The outcome also depends on the cell type and its ability to adapt. For example, heart cells die within 20–30 minutes of ischemia, while skeletal muscle can tolerate hours.

Mechanisms of Reversible Cell Injury

Major mechanisms include:

1. ATP Depletion

Low ATP affects membrane pumps, leading to sodium and water accumulation, cell swelling, and reduced protein synthesis.

2. Mitochondrial Damage

Mitochondria fail to generate ATP. If permeability pores open, ATP production stops and necrosis starts. Leakage of cytochrome-C triggers apoptosis.

3. Calcium Influx

Failure of calcium pumps causes calcium accumulation. This activates enzymes that damage membranes, proteins, and DNA.

4. Membrane Damage

Caused by phospholipid loss, phospholipase activation, free radicals, and cytoskeletal damage.

5. Protein Misfolding

Stress, toxins or hypoxia may lead to misfolded proteins, triggering the unfolded protein response and cell injury.

Mechanisms of Irreversible Cell Injury

Once damage cannot be reversed, the following occur:

  • Mitochondrial failure with no ATP generation
  • Severe membrane damage leading to massive calcium influx
  • Lysosomal enzyme leakage causing digestion of cell components
  • Nuclear changes like pyknosis, karyorrhexis, and karyolysis

Hypoxia-Induced Cell Injury

Hypoxia affects oxidative phosphorylation first.
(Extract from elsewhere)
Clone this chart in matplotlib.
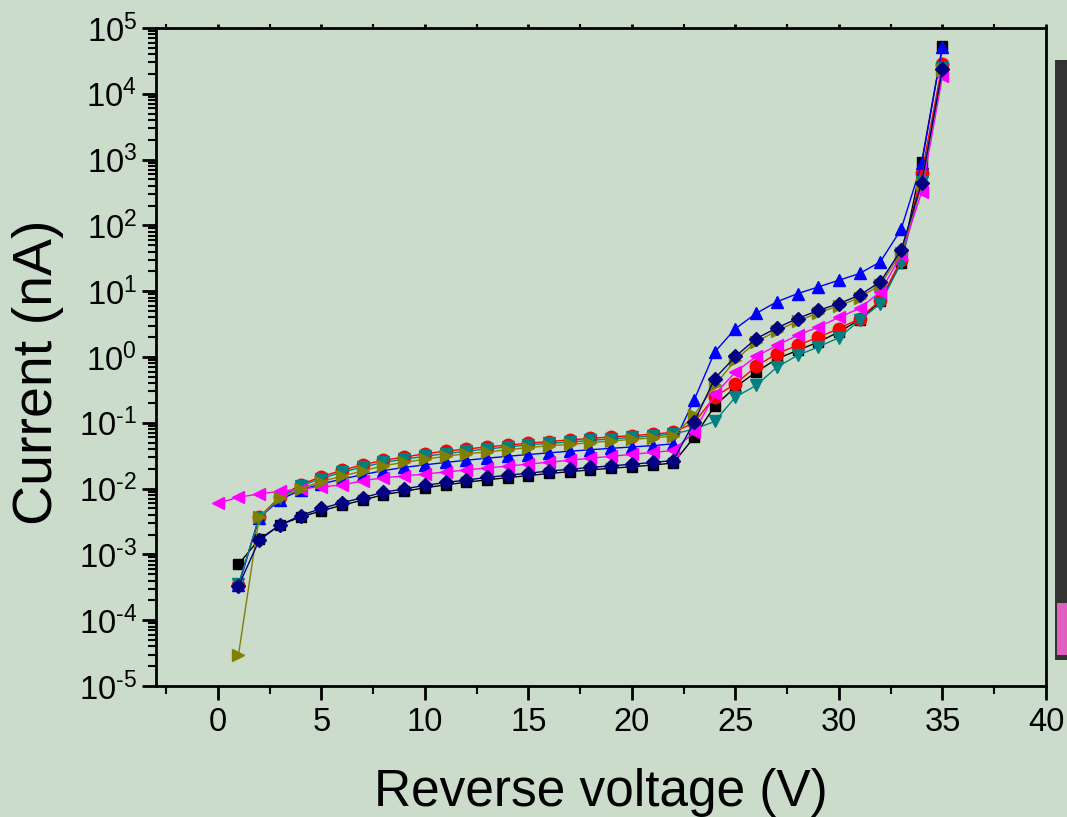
import numpy as np
import matplotlib.pyplot as plt
from matplotlib.patches import Rectangle
from matplotlib.ticker import FuncFormatter

plt.rcParams['font.family'] = ['Liberation Sans', 'DejaVu Sans']
plt.rcParams['mathtext.fontset'] = 'custom'
plt.rcParams['mathtext.rm'] = 'Liberation Sans'
plt.rcParams['axes.unicode_minus'] = False

bg = "#CBDCCB"

# reverse voltage (V)
v = list(range(1, 36))
v_mag = list(range(0, 36))

# current (nA) per sample
i_black = [7.1e-4, 0.0017, 0.0028, 0.0037, 0.0046, 0.0056, 0.0067, 0.0081, 0.0091, 0.0103,
           0.0114, 0.0125, 0.0136, 0.0147, 0.0158, 0.0170, 0.0181, 0.0193, 0.0204, 0.0215,
           0.0228, 0.0245, 0.060, 0.18, 0.35, 0.59, 0.94, 1.26, 1.69, 2.4,
           3.7, 7.0, 27, 930, 53000]
i_red = [3.4e-4, 0.0037, 0.0075, 0.0115, 0.0152, 0.0190, 0.0230, 0.0270, 0.0300, 0.0340,
         0.0370, 0.0400, 0.0430, 0.0460, 0.0490, 0.0520, 0.0550, 0.0580, 0.0610, 0.0640,
         0.0670, 0.0720, 0.10, 0.25, 0.39, 0.72, 1.13, 1.5, 2.0, 2.7,
         3.85, 7.3, 30, 620, 28700]
i_blue = [3.4e-4, 0.0036, 0.0068, 0.0095, 0.0118, 0.0140, 0.0163, 0.0188, 0.0210, 0.0230,
          0.0250, 0.0270, 0.0290, 0.0310, 0.0330, 0.0350, 0.0370, 0.0390, 0.0410, 0.0430,
          0.0450, 0.0480, 0.22, 1.19, 2.7, 4.6, 6.9, 9.2, 11.6, 14.7,
          18.6, 28, 87, 880, 51500]
i_teal = [3.5e-4, 0.0036, 0.0073, 0.0110, 0.0142, 0.0178, 0.0213, 0.0250, 0.0280, 0.0310,
          0.0340, 0.0370, 0.0400, 0.0430, 0.0460, 0.0490, 0.0510, 0.0540, 0.0570, 0.0600,
          0.0630, 0.0680, 0.080, 0.105, 0.246, 0.37, 0.70, 1.06, 1.42, 1.97,
          3.6, 6.5, 27, 460, 24700]
i_magenta = [0.0060, 0.0074, 0.0083, 0.0091, 0.0099, 0.0107, 0.0113, 0.0132, 0.0146, 0.0156,
             0.0167, 0.0179, 0.0192, 0.0206, 0.0220, 0.0236, 0.0252, 0.0270, 0.0290, 0.0310,
             0.0332, 0.0355, 0.0380, 0.072, 0.27, 0.59, 1.02, 1.5, 2.14, 2.86,
             4.0, 5.5, 9.8, 35, 326, 18400]
i_olive = [3.0e-5, 0.0037, 0.0072, 0.0100, 0.0128, 0.0155, 0.0185, 0.0224, 0.0250, 0.0280,
           0.0310, 0.0340, 0.0360, 0.0390, 0.0420, 0.0450, 0.0470, 0.0500, 0.0530, 0.0560,
           0.0590, 0.0630, 0.13, 0.37, 0.9, 1.7, 2.5, 3.5, 4.7, 6.0,
           8.0, 12.5, 38, 420, 22700]
i_navy = [3.3e-4, 0.00165, 0.0028, 0.0039, 0.0050, 0.0061, 0.0073, 0.0088, 0.0099, 0.0112,
          0.0124, 0.0135, 0.0148, 0.0160, 0.0172, 0.0185, 0.0197, 0.0210, 0.0222, 0.0235,
          0.0250, 0.0267, 0.102, 0.47, 1.02, 1.9, 2.77, 3.85, 5.1, 6.5,
          8.7, 13.9, 42, 447, 24000]

series = [
    (v, i_black, "#000000", "s"),
    (v, i_red, "#FF0000", "o"),
    (v, i_blue, "#0000FF", "^"),
    (v, i_teal, "#008080", "v"),
    (v_mag, i_magenta, "#FF00FF", "<"),
    (v, i_olive, "#808000", ">"),
    (v, i_navy, "#000080", "D"),
]

fig = plt.figure(figsize=(10.67, 8.17), dpi=100, facecolor=bg)
ax = fig.add_axes([0.1459, 0.1603, 0.8344, 0.8054])
ax.set_facecolor(bg)

for x, y, c, m in series:
    ms = 7.5 if m in ("D", "s") else 9
    ax.plot(x, y, color=c, marker=m, markersize=ms, markeredgecolor=c,
            linewidth=1.0)

ax.set_yscale("log")
ax.set_ylim(1e-5, 1e5)
ax.set_xlim(-3, 40)

for s in ax.spines.values():
    s.set_linewidth(2)
ax.tick_params(which="major", direction="out", length=10, width=2, labelsize=23.5)
ax.tick_params(which="minor", direction="out", length=6, width=1.5)
ax.tick_params(axis="x", which="both", top=True, pad=5)

ax.set_xticks([0, 5, 10, 15, 20, 25, 30, 35, 40])
ax.set_xticks(np.arange(-2.5, 40, 5), minor=True)
ax.set_yticks([10.0 ** k for k in range(-5, 6)])
ax.set_yticks([m * 10.0 ** k for k in range(-5, 5) for m in range(2, 10)], minor=True)
ax.yaxis.set_major_formatter(FuncFormatter(
    lambda y, _: r"$\mathdefault{10^{%s}}$" % (r"\text{-}%d" % -round(np.log10(y))
                                              if y < 1 else "%d" % round(np.log10(y)))))
ax.yaxis.set_minor_formatter(FuncFormatter(lambda y, _: ""))
for t in ax.xaxis.get_major_ticks() + ax.xaxis.get_minor_ticks():
    t.tick2line.set_markersize(3)

ax.set_xlabel("Reverse voltage (V)", fontsize=37, labelpad=22)
ax.set_ylabel("Current (nA)", fontsize=40)
ax.yaxis.set_label_coords(-0.103, 0.477)

# dark strip at the right edge
fig.patches.append(Rectangle((1055 / 1067, 1 - 660 / 817), 12 / 1067, 600 / 817,
                             transform=fig.transFigure, facecolor="#333333",
                             edgecolor="none"))
fig.patches.append(Rectangle((1057 / 1067, 1 - 655 / 817), 10 / 1067, 52 / 817,
                             transform=fig.transFigure, facecolor="#E060C0",
                             edgecolor="none"))

fig.savefig("out.png", dpi=100, facecolor=bg)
ATP falls rapidly, pumps fail, ions accumulate, and the cell swells. If hypoxia continues, membranes rupture and cell death occurs.

Free Radical–Induced Injury

Free radicals (ROS) damage membranes, proteins, DNA, and mitochondria. They arise from radiation, chemicals, inflammation, and normal metabolism.

Protective mechanisms include antioxidants like Vitamin E, catalase, SOD and glutathione peroxidase. Deficiency increases susceptibility to injury.

Adaptive Changes of Cells

When exposed to stress, cells try to survive by adapting:

1. Hypertrophy

Increase in cell size (e.g., skeletal muscle in exercise, heart muscle in hypertension).

2. Hyperplasia

Increase in the number of cells (e.g., uterine lining during pregnancy).

3. Atrophy

Decrease in cell size due to disuse, reduced blood supply or loss of nerve input.

4. Metaplasia

One adult cell type is replaced by another better suited to handle stress (e.g., smokers’ respiratory epithelium).

5. Dysplasia

Disordered cell growth. It is reversible but may progress to cancer if the stimulus continues.